DIRECTIONS
Exactly the lines from the first line of the records to the line holding "(pn) at (153.5,228.5);" should be duplicated, and nothing more; pictures stay out.

MATERIAL FOR THIS TASK

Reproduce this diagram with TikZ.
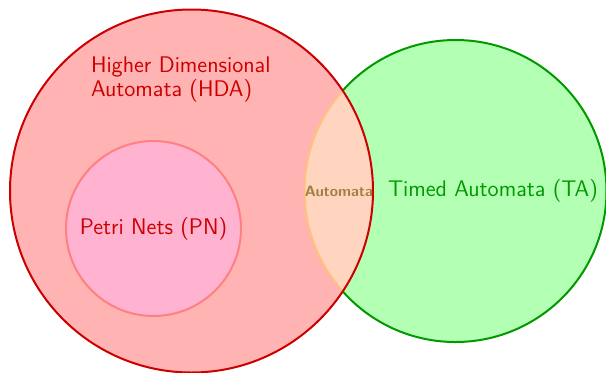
\documentclass[tikz,border=0pt]{standalone}
\usepackage{tikz}
\renewcommand{\familydefault}{\sfdefault}

\definecolor{hdaline}{RGB}{204,0,0}
\definecolor{hdafill}{RGB}{255,179,179}
\definecolor{taline}{RGB}{0,153,0}
\definecolor{tafill}{RGB}{179,255,179}
\definecolor{pnline}{RGB}{255,128,128}
\definecolor{pnfill}{RGB}{255,179,209}
\definecolor{mixline}{RGB}{255,192,128}
\definecolor{mixfill}{RGB}{255,213,192}
\definecolor{mixtext}{RGB}{160,128,64}

\begin{document}
\begin{tikzpicture}[x=0.5pt,y=-0.5pt,line width=1pt,font=\fontsize{11.3}{12}\selectfont]
  \useasboundingbox (0,0) rectangle (606,372);
  \coordinate (hda) at (191.5,191);
  \coordinate (ta) at (455.5,191);
  \coordinate (pn) at (153.5,228.5);

  % fills
  \fill[hdafill] (hda) circle (181.5);
  \fill[tafill] (ta) circle (151);
  \begin{scope}
    \clip (hda) circle (181.5);
    \fill[mixfill] (ta) circle (151);
  \end{scope}

  % borders
  \begin{scope}[even odd rule]
    \clip (-10,-10) rectangle (620,390) (hda) circle (181.5);
    \draw[taline] (ta) circle (151);
  \end{scope}
  \begin{scope}
    \clip (hda) circle (181.5);
    \draw[mixline] (ta) circle (151);
  \end{scope}
  \draw[hdaline] (hda) circle (181.5);
  \draw[pnline,fill=pnfill] (pn) circle (87.5);

  % labels
  \node[hdaline,anchor=north west,align=left,inner sep=0pt] (hdalabel) at (90,56) {Higher Dimensional\\Automata (HDA)};
  \node[taline,anchor=west,inner sep=0pt] (talabel) at (387,191) {Timed Automata (TA)};
  \node[hdaline] (pnlabel) at (pn) {Petri Nets (PN)};
  \node[mixtext,font=\fontsize{7.5}{8}\selectfont\bfseries] (mixlabel) at (339,191) {Automata};
\end{tikzpicture}
\end{document}
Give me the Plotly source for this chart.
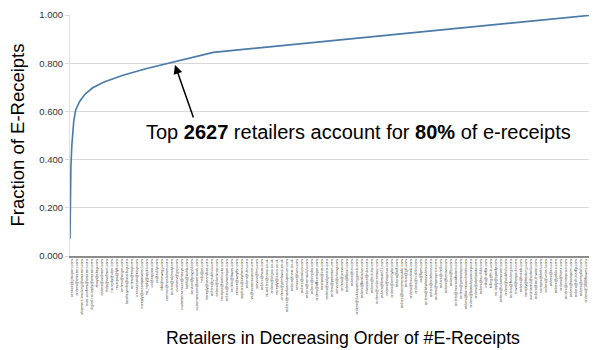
import plotly.graph_objects as go
import numpy as np

# Curve: retailer rank vs cumulative fraction of e-receipts
ranks = [1, 3, 10, 25, 50, 100, 150, 250, 400, 600, 900, 1400, 2000, 2627, 3200, 3780, 13800]
fractions = [0.072, 0.16, 0.26, 0.37, 0.46, 0.56, 0.605, 0.64, 0.672, 0.698, 0.722, 0.75, 0.777, 0.80, 0.823, 0.845, 1.0]

total_retailers = 13800

y_ticks = [0.0, 0.2, 0.4, 0.6, 0.8, 1.0]
y_tick_labels = ["0.000", "0.200", "0.400", "0.600", "0.800", "1.000"]

retailer_labels = [
    "service@groupon.com", "orders@amazon.com", "shipment-tracking@amazon.com", "auto-confirm@amazon.com",
    "digital-no-reply@amazon.com", "ebay@ebay.com", "orders@walmart.com", "help@walmart.com",
    "no-reply@uber.com", "receipts@lyft.com", "orders@target.com", "bestbuyinfo@bestbuy.com",
    "orders@etsy.com", "transaction@etsy.com", "noreply@steampowered.com", "no_reply@apple.com",
    "cs@zappos.com", "cs@zulily.com", "info@newegg.com", "contact@nordstrom.com",
    "orders@oldnavy.com", "custserv@gap.com", "customerservice@macys.com", "kohls@kohls.com",
    "service@paypal.com", "customercare@overstock.com", "help@jet.com", "noreply@seamless.com",
    "orders@grubhub.com", "orders@dominos.com", "receipts@starbucks.com", "orders@homedepot.com",
    "orders@lowes.com", "service@wayfair.com", "sephora@sephora.com", "orders@ulta.com",
    "vs@victoriassecret.com", "service@hm.com", "orders@asos.com", "uk-orders@asos.co.uk",
    "orders@argos.co.uk", "noreply@tesco.co.uk", "orders@johnlewis.co.uk", "orders@marksandspencer.com",
    "orders@next.co.uk", "service@ikea.com", "orders@costco.com", "orders@samsclub.com",
    "orders@staples.com", "orders@officedepot.com", "receipts@cvs.com", "orders@walgreens.com",
    "orders@petsmart.com", "service@chewy.com", "orders@jcrew.com", "orders@llbean.com",
    "orders@rei.com", "orders@dickssportinggoods.com", "orders@footlocker.com", "nikestore@nike.com",
    "orders@adidas.com", "orders@underarmour.com", "orders@forever21.com", "orders@express.com",
    "orders@anntaylor.com", "orders@loft.com", "orders@bananarepublic.com", "orders@gilt.com",
    "orders@hautelook.com", "orders@ruelala.com", "cs@6pm.com", "orders@bhphotovideo.com",
    "orders@adorama.com", "orders@monoprice.com", "orders@dell.com", "orders@lenovo.com",
    "orders@hp.com", "orders@microsoftstore.com", "orders@gamestop.com", "orders@barnesandnoble.com",
    "orders@bookdepository.com", "orders@abebooks.com", "orders@audible.com", "info@netflix.com",
    "billing@hulu.com", "no-reply@spotify.com", "orders@ticketmaster.com", "orders@stubhub.com",
    "orders@fandango.com", "travel@expedia.com", "orders@hotels.com", "noreply@booking.com",
    "automated@airbnb.com", "orders@southwest.com", "receipts@delta.com", "orders@united.com",
    "orders@aa.com", "orders@jetblue.com", "orders@hertz.com", "orders@enterprise.com",
    "orders@vistaprint.com", "orders@shutterfly.com", "orders@snapfish.com", "orders@1800flowers.com",
    "orders@ftd.com",
]

font_family = "Arial, Liberation Sans, sans-serif"

tick_positions = np.linspace(60, total_retailers - 60, len(retailer_labels))

fig = go.Figure()
fig.add_trace(go.Scatter(
    x=ranks, y=fractions, mode="lines",
    line=dict(color="#4a7aa8", width=1.6),
    hoverinfo="skip", showlegend=False,
))

# the page body adds an 8px margin, so the figure is 8px smaller than the window
fig.update_layout(
    width=589, height=342,
    margin=dict(l=62, r=4, t=7, b=94, autoexpand=False),
    paper_bgcolor="white", plot_bgcolor="white",
    font=dict(family=font_family, color="#222"),
    showlegend=False,
)

fig.update_xaxes(
    range=[1, total_retailers], automargin=False,
    tickmode="array", tickvals=tick_positions, ticktext=retailer_labels,
    tickangle=-90, tickfont=dict(size=3.8, color="#444", family=font_family),
    showgrid=False, zeroline=False,
    showline=True, linecolor="#8c8c8c", linewidth=1.5,
    ticks="", fixedrange=True,
)
fig.update_yaxes(
    range=[0, 1.0], automargin=False,
    tickmode="array", tickvals=y_ticks, ticktext=y_tick_labels,
    tickfont=dict(size=9.5, color="#333", family=font_family),
    showgrid=True, gridcolor="#d9d9d9", gridwidth=1,
    zeroline=False, showline=True, linecolor="#e0e0e0", linewidth=1,
    ticks="outside", ticklen=4, tickcolor="#d9d9d9",
    fixedrange=True,
)

fig.add_annotation(
    text="Fraction of E-Receipts", xref="paper", yref="paper",
    x=0, y=0.5, xshift=-53, textangle=-90, showarrow=False,
    xanchor="center", yanchor="middle",
    font=dict(size=18.5, color="#000", family=font_family),
)
fig.add_annotation(
    text="Retailers in Decreasing Order of #E-Receipts", xref="paper", yref="paper",
    x=0.522, y=0, yshift=-82, showarrow=False,
    xanchor="center", yanchor="middle",
    font=dict(size=17.7, color="#000", family=font_family),
)
fig.add_annotation(
    text="Top <b>2627</b> retailers account for <b>80%</b> of e-receipts",
    xref="paper", yref="paper", x=0.551, y=0.515, showarrow=False,
    xanchor="center", yanchor="middle",
    font=dict(size=20, color="#000", family=font_family),
)
fig.add_annotation(
    text="", x=2770, y=0.793, xref="x", yref="y",
    showarrow=True, ax=19, ay=54, arrowhead=2, arrowsize=1.2,
    arrowwidth=1.5, arrowcolor="#000",
)

fig.write_html("out.html")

FINAL RESULT
Reproduce this diagram with TikZ.
\documentclass[tikz,border=0pt]{standalone}
\usepackage{tikz}
\renewcommand{\familydefault}{\sfdefault}

\definecolor{hdaline}{RGB}{204,0,0}
\definecolor{hdafill}{RGB}{255,179,179}
\definecolor{taline}{RGB}{0,153,0}
\definecolor{tafill}{RGB}{179,255,179}
\definecolor{pnline}{RGB}{255,128,128}
\definecolor{pnfill}{RGB}{255,179,209}
\definecolor{mixline}{RGB}{255,192,128}
\definecolor{mixfill}{RGB}{255,213,192}
\definecolor{mixtext}{RGB}{160,128,64}

\begin{document}
\begin{tikzpicture}[x=0.5pt,y=-0.5pt,line width=1pt,font=\fontsize{11.3}{12}\selectfont]
  \useasboundingbox (0,0) rectangle (606,372);
  \coordinate (hda) at (191.5,191);
  \coordinate (ta) at (455.5,191);
  \coordinate (pn) at (153.5,228.5);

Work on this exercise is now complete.